There are only 20 Formula 1 drivers at a Grand Prix, maybe a couple of hundred engineers, ten team bosses, but there is only one Giorgio Piola. The Italian artist - journalist has been the go-to guy for Formula 1 technical drawings since the early 70s and no one has ever come close in terms of quality or volume of output.
Piola has a natural gift for drawing, a skill he would practice even during lessons at school. He was a quiet child but always top of the class in art. His siblings shared the same talent but not Giorgio’s obsession, which turned to cars when he was 12.
It was sibling rivalry that set him on the path that would become his life’s work, as he and one of his brothers sent a drawing each to a magazine and it was Giorgio’s that got published. Then came the life changing call from Italy’s leading motoring writer, Gianni Cancellieri who sent Piola to produce technical drawings and a report from the 1969 Monaco Grand Prix. “And that is how I started,” recalls Piola. “I won the bet with my brother and in the end, it gave me my dream profession, a profession I invented, doing drawings of racing cars directly from the race track. When I started, my hero was a guy called Bruno Nestola. I admired him a lot.”

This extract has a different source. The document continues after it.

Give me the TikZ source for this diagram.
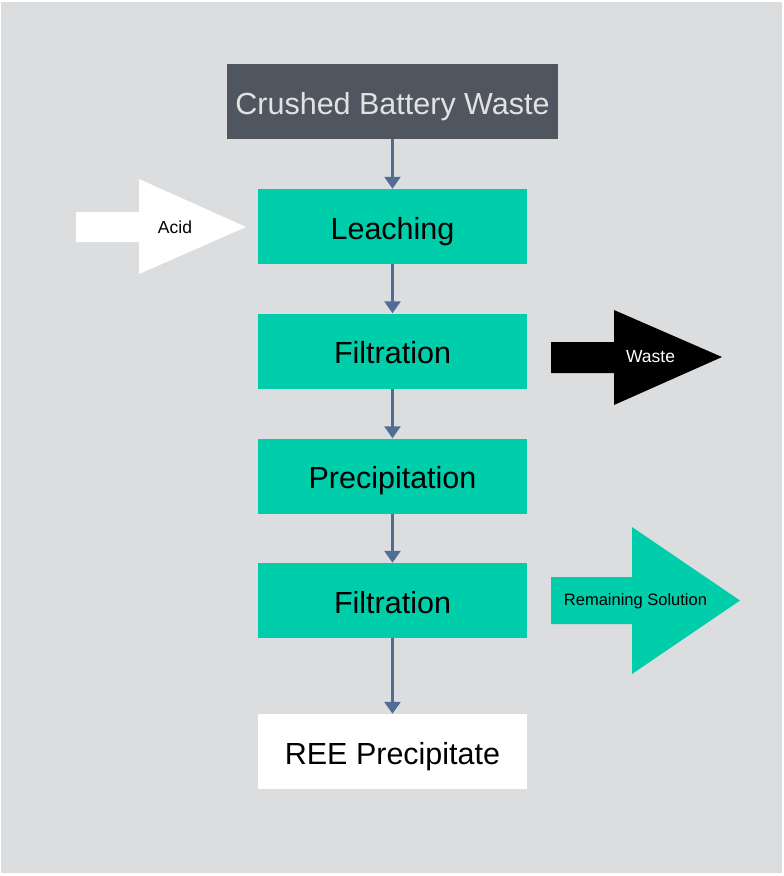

With the passing of time, the pen and paper have made way for a camera, but the task remains the same. Image courtesy Motorsport Images
Like the little boy who runs away to the circus, Piola’s trip to Monaco was the turning point, after which he never looked back. He gave up his studies and slowly built a career and a reputation in F1. It helped that he was multilingual and his drawings were so new and exciting that the Formula 1 team’s technical directors were as interested in him as he was in them, and over the years Giorgio developed a close friendship with some of the great F1 designers.

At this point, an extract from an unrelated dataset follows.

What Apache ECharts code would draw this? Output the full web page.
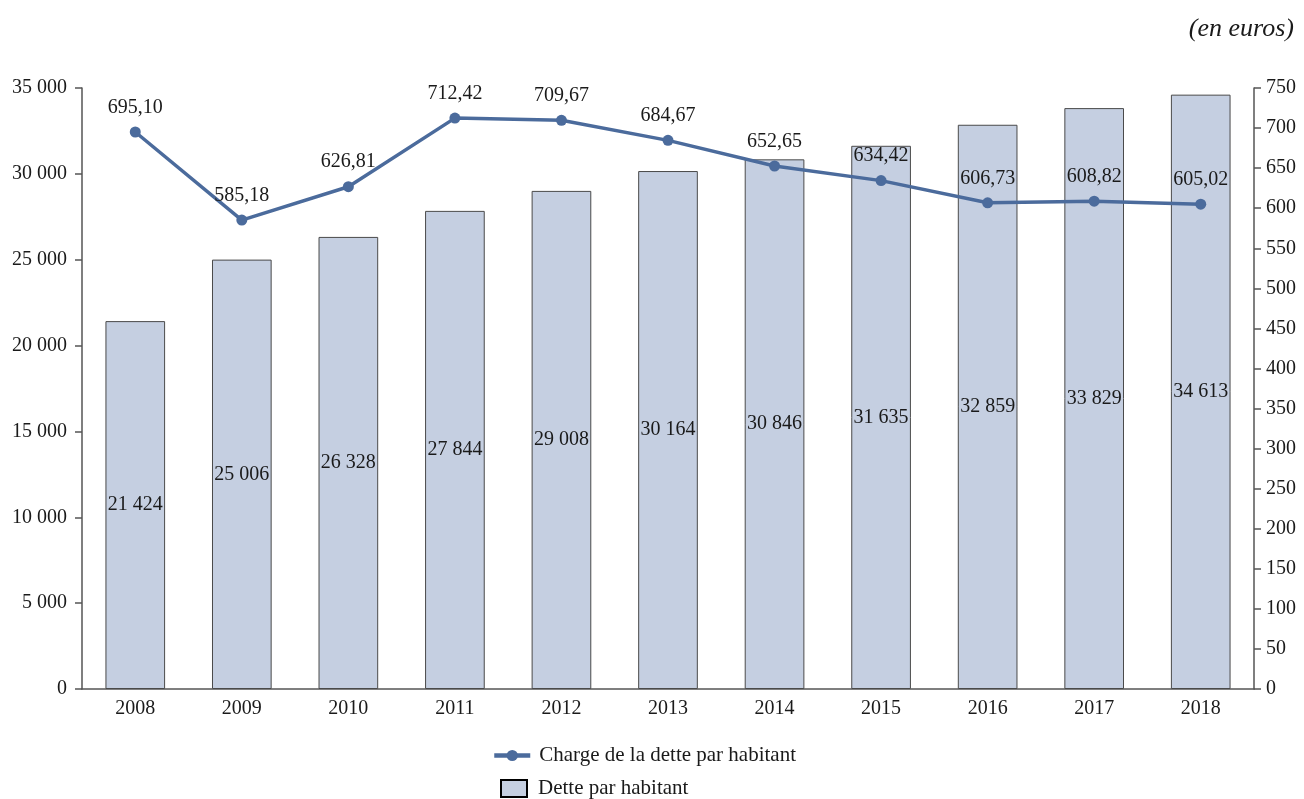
<!DOCTYPE html>
<html>
<head>
<meta charset="utf-8">
<script src="https://cdn.jsdelivr.net/npm/echarts@6/dist/echarts.min.js"></script>
<style>
  html, body { margin: 0; padding: 0; background: #fff; }
  #chart { width: 1304px; height: 799px; }
</style>
</head>
<body>
<div id="chart"></div>
<script>
// Years on the category axis
const years = ['2008', '2009', '2010', '2011', '2012', '2013', '2014', '2015', '2016', '2017', '2018'];
// Debt per inhabitant (euros), bars on the left axis
const dette = [21424, 25006, 26328, 27844, 29008, 30164, 30846, 31635, 32859, 33829, 34613];
// Debt charge per inhabitant (euros), line on the right axis
const charge = [695.10, 585.18, 626.81, 712.42, 709.67, 684.67, 652.65, 634.42, 606.73, 608.82, 605.02];

const FONT = '"Liberation Serif", "DejaVu Serif", serif';
const TXT = '#1a1a1a';
const SIZE = 20;
const LINE_COLOR = '#4b6b9c';

function fmtInt(v) {
  return String(Math.round(v)).replace(/\B(?=(\d{3})+(?!\d))/g, ' ');
}
function fmtDec(v) {
  return v.toFixed(2).replace('.', ',');
}

const chart = echarts.init(document.getElementById('chart'));
chart.setOption({
  animation: false,
  textStyle: { fontFamily: FONT, color: TXT },
  title: {
    text: '(en euros)',
    right: 5,
    top: 11,
    textStyle: { fontFamily: FONT, fontStyle: 'italic', fontWeight: 'normal', fontSize: 26, color: TXT }
  },
  grid: { left: 82, right: 50, top: 88, bottom: 110 },
  // two stacked legends, one entry each
  legend: [
    {
      left: 492,
      top: 745,
      padding: 0,
      itemWidth: 36,
      itemHeight: 14,
      textStyle: { fontFamily: FONT, fontSize: 21, color: TXT, padding: [0, 0, 0, 4] },
      data: [{ name: 'Charge de la dette par habitant', lineStyle: { width: 4.5 } }]
    },
    {
      left: 500,
      top: 778,
      padding: 0,
      itemWidth: 26,
      itemHeight: 17,
      textStyle: { fontFamily: FONT, fontSize: 21, color: TXT, padding: [0, 0, 0, 6] },
      data: [{ name: 'Dette par habitant', icon: 'rect', itemStyle: { borderColor: '#000', borderWidth: 2 } }]
    }
  ],
  xAxis: {
    type: 'category',
    data: years,
    axisLine: { show: true, lineStyle: { color: '#555', width: 1.5 } },
    axisTick: { show: false },
    axisLabel: { fontFamily: FONT, fontSize: SIZE, color: TXT, margin: 10 }
  },
  yAxis: [
    {
      type: 'value',
      min: 0, max: 35000, interval: 5000,
      position: 'left',
      splitLine: { show: false },
      axisLine: { show: true, lineStyle: { color: '#555', width: 1.5 } },
      axisTick: { show: true, length: 7, lineStyle: { color: '#555', width: 1.5 } },
      axisLabel: { fontFamily: FONT, fontSize: SIZE, color: TXT, margin: 15, formatter: fmtInt }
    },
    {
      type: 'value',
      min: 0, max: 750, interval: 50,
      position: 'right',
      splitLine: { show: false },
      axisLine: { show: true, lineStyle: { color: '#555', width: 1.5 } },
      axisTick: { show: true, length: 7, lineStyle: { color: '#555', width: 1.5 } },
      axisLabel: { fontFamily: FONT, fontSize: SIZE, color: TXT, margin: 12 }
    }
  ],
  series: [
    {
      name: 'Dette par habitant',
      type: 'bar',
      yAxisIndex: 0,
      data: dette,
      barWidth: '56%',
      itemStyle: { color: '#c5cfe1', borderColor: '#4a4a4a', borderWidth: 1 },
      label: {
        show: true,
        position: 'inside',
        fontFamily: FONT, fontSize: SIZE, color: TXT,
        formatter: p => fmtInt(p.value)
      },
      z: 1
    },
    {
      name: 'Charge de la dette par habitant',
      type: 'line',
      yAxisIndex: 1,
      data: charge,
      symbol: 'circle',
      symbolSize: 11,
      lineStyle: { color: LINE_COLOR, width: 3.5 },
      itemStyle: { color: LINE_COLOR },
      label: {
        show: true,
        position: 'top',
        distance: 9,
        fontFamily: FONT, fontSize: SIZE, color: TXT,
        formatter: p => fmtDec(p.value)
      },
      z: 3
    }
  ]
});
</script>
</body>
</html>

As a general rule, there was less of an obsession with secrecy than there is today and Piola would often be invited and even welcomed into a team garage to admire some clever update introduced on a car. In fact he often broke the news of what a new F1 car would look like long before his peers. “It was very easy back then,” reckons Piola.
"For the Tyrrell six-wheeler, at first I did a simple drawing of a car with four small wheels in the front to show the principle. Now it’s more difficult, because the rules are so strict that a designer cannot really produce something completely different, so I have to do the shape exactly right.”
Giorgio Piola,
Formula 1 Technical Artist
There was always mutual respect between Piola and the great designers, such as Gordon Murray, Harvey Postlethwaite, Maurice Philippe, Gordon Coppuck and with Williams’ Patrick Head there was also a game to play. “Arriving at a race, Patrick would tell me there were six new things on the car and I had to find them.” Everyone can see when Piola is on the prowl in the pit lane, armed with his camera to spot new developments to draw. These days, the teams are much more secretive, so Piola has to apply his detection skills and a bit of psychology too, playing a game of ‘cat and mouse’. “Very often, if I think there is something new on a car but I am not sure what it is, I can judge from the mechanics’ reactions, because they will stand in front of the part of the car they do not want me to see.”

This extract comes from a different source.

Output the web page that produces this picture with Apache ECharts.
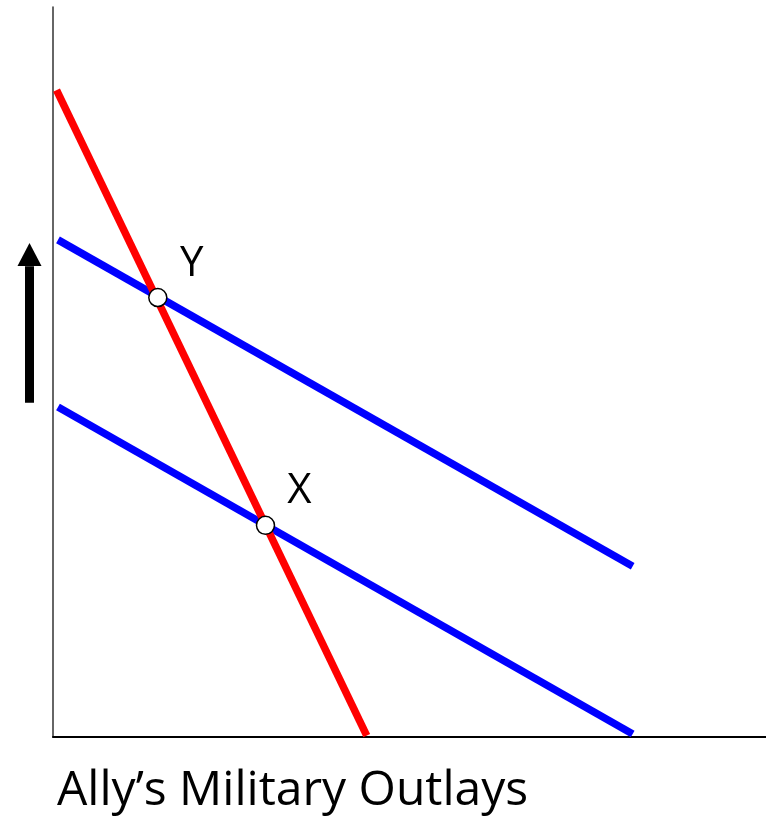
<!DOCTYPE html>
<html>
<head>
<meta charset="utf-8">
<script src="https://cdn.jsdelivr.net/npm/echarts@6/dist/echarts.min.js"></script>
<style>
html,body{margin:0;padding:0;background:#fff;}
#chart{width:766px;height:816px;}
</style>
</head>
<body>
<div id="chart"></div>
<script>
// 曲线端点 (数据坐标, 0-100)
var redLine = [[0.5, 88.6], [44.0, 0.2]];
var blueUpper = [[0.7, 68.1], [81.3, 23.4]];
var blueLower = [[0.7, 45.2], [81.3, 0.4]];
// 均衡点
var points = [
    {name: 'Y', value: [14.7, 60.2]},
    {name: 'X', value: [29.8, 29.0]}
];
// 左侧向上箭头 (杆 + 箭头), 画在左边的小坐标系里
var arrowShaft = [[29.5, 45.8], [29.5, 64.5]];
var arrowHead = [[29.5, 66.1]];
var xTitle = 'Ally\u2019s Military Outlays';

var myChart = echarts.init(document.getElementById('chart'));

var hiddenAxis = {
    type: 'value',
    show: false,
    splitLine: {show: false}
};

var option = {
    animation: false,
    backgroundColor: '#fff',
    title: {
        text: xTitle,
        left: 52,
        top: 762,
        textStyle: {
            fontFamily: 'Open Sans',
            fontSize: 48,
            fontWeight: 'normal',
            color: '#000'
        }
    },
    grid: [
        {left: 53, right: 0, top: 7, bottom: 79},
        {left: 0, width: 53, top: 7, bottom: 79}
    ],
    xAxis: [
        {
            type: 'value',
            min: 0,
            max: 100,
            gridIndex: 0,
            axisLine: {show: true, onZero: false, lineStyle: {color: '#000', width: 2}},
            axisTick: {show: false},
            axisLabel: {show: false},
            splitLine: {show: false}
        },
        Object.assign({gridIndex: 1, min: 0, max: 53}, hiddenAxis)
    ],
    yAxis: [
        {
            type: 'value',
            min: 0,
            max: 100,
            gridIndex: 0,
            axisLine: {show: true, onZero: false, lineStyle: {color: '#333', width: 1.5}},
            axisTick: {show: false},
            axisLabel: {show: false},
            splitLine: {show: false}
        },
        Object.assign({gridIndex: 1, min: 0, max: 100}, hiddenAxis)
    ],
    series: [
        {
            type: 'line',
            data: blueUpper,
            symbol: 'none',
            lineStyle: {color: '#0000ff', width: 7.5}
        },
        {
            type: 'line',
            data: blueLower,
            symbol: 'none',
            lineStyle: {color: '#0000ff', width: 7.5}
        },
        {
            type: 'line',
            data: redLine,
            symbol: 'none',
            clip: false,
            lineStyle: {color: '#ff0000', width: 7.5}
        },
        {
            type: 'line',
            xAxisIndex: 1,
            yAxisIndex: 1,
            data: arrowShaft,
            symbol: 'none',
            silent: true,
            lineStyle: {color: '#000', width: 9}
        },
        {
            type: 'scatter',
            xAxisIndex: 1,
            yAxisIndex: 1,
            data: arrowHead,
            symbol: 'triangle',
            symbolSize: [24, 23],
            silent: true,
            itemStyle: {color: '#000', opacity: 1}
        },
        {
            type: 'scatter',
            data: points,
            symbol: 'circle',
            symbolSize: 18,
            z: 10,
            itemStyle: {color: '#fff', borderColor: '#000', borderWidth: 1.5, opacity: 1},
            label: {
                show: true,
                formatter: '{b}',
                position: 'inside',
                offset: [34, -34],
                fontFamily: 'Open Sans',
                fontSize: 42,
                color: '#000'
            }
        }
    ]
};

myChart.setOption(option);
</script>
</body>
</html>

With the passing of time, the technology of producing the drawings has changed. While most people’s idea of what constitutes a good hotel room would be a comfortable bed and a good shower, Piola’s first requirement was for a large table, on which he would generally work all night to complete a drawing, that could take up to 40 hours to complete. Today, computers have made life easier but not necessarily better. “These days, you have to do everything quickly,” laments Piola. “The quality is not as good and the finished product does not jump off the page like before.”
Giorgio Piola at an exhibition of his works, stopping by a technical drawing of the Ferrari 312 T. Image courtesy Motorsport Images
Given that racing cars used to be designed by one man on a drawing board, it’s not surprising that back in the day, Piola was asked to design cars rather than draw existing ones. In one case, his “payment” was to be allowed to race a Formula Ford of his own design. “I did eight races and was always in the middle of the pack, so not the slowest. But I realised it wasn’t my thing and I knew my limits.”
Ferrari F1-90, often regarded as one of the most beautiful cars of all time. Image courtesy Motorsport Images
Ronnie Peterson driving the Tyrrell P34B at the Argentine Grand Prix in 1977. Image courtesy Hoch-Zwei
It has to be said that you don’t do over 800 GPs - 2020 season finale in Abu Dhabi being the 836th time Piola has walked through the paddock gates – without picking up a few idiosyncrasies along the way. Because, apart from his skills with a pen, both real and virtual, Piola is also known as the man in the media centre with the irritating habit of whistling Perry Como’s big hit, “Magic Moments” as well as occasionally mimicking the sound of a “trim-phone.” Ah well, no one’s perfect, even if in Giorgio Piola’s case, his Formula 1 drawings are. There’s a reason for that; the fire still burns. “There’s nothing I like more than seeing the launch of a new car,” he enthuses. “I still love my work and to see a new car for the first time is still something very special.”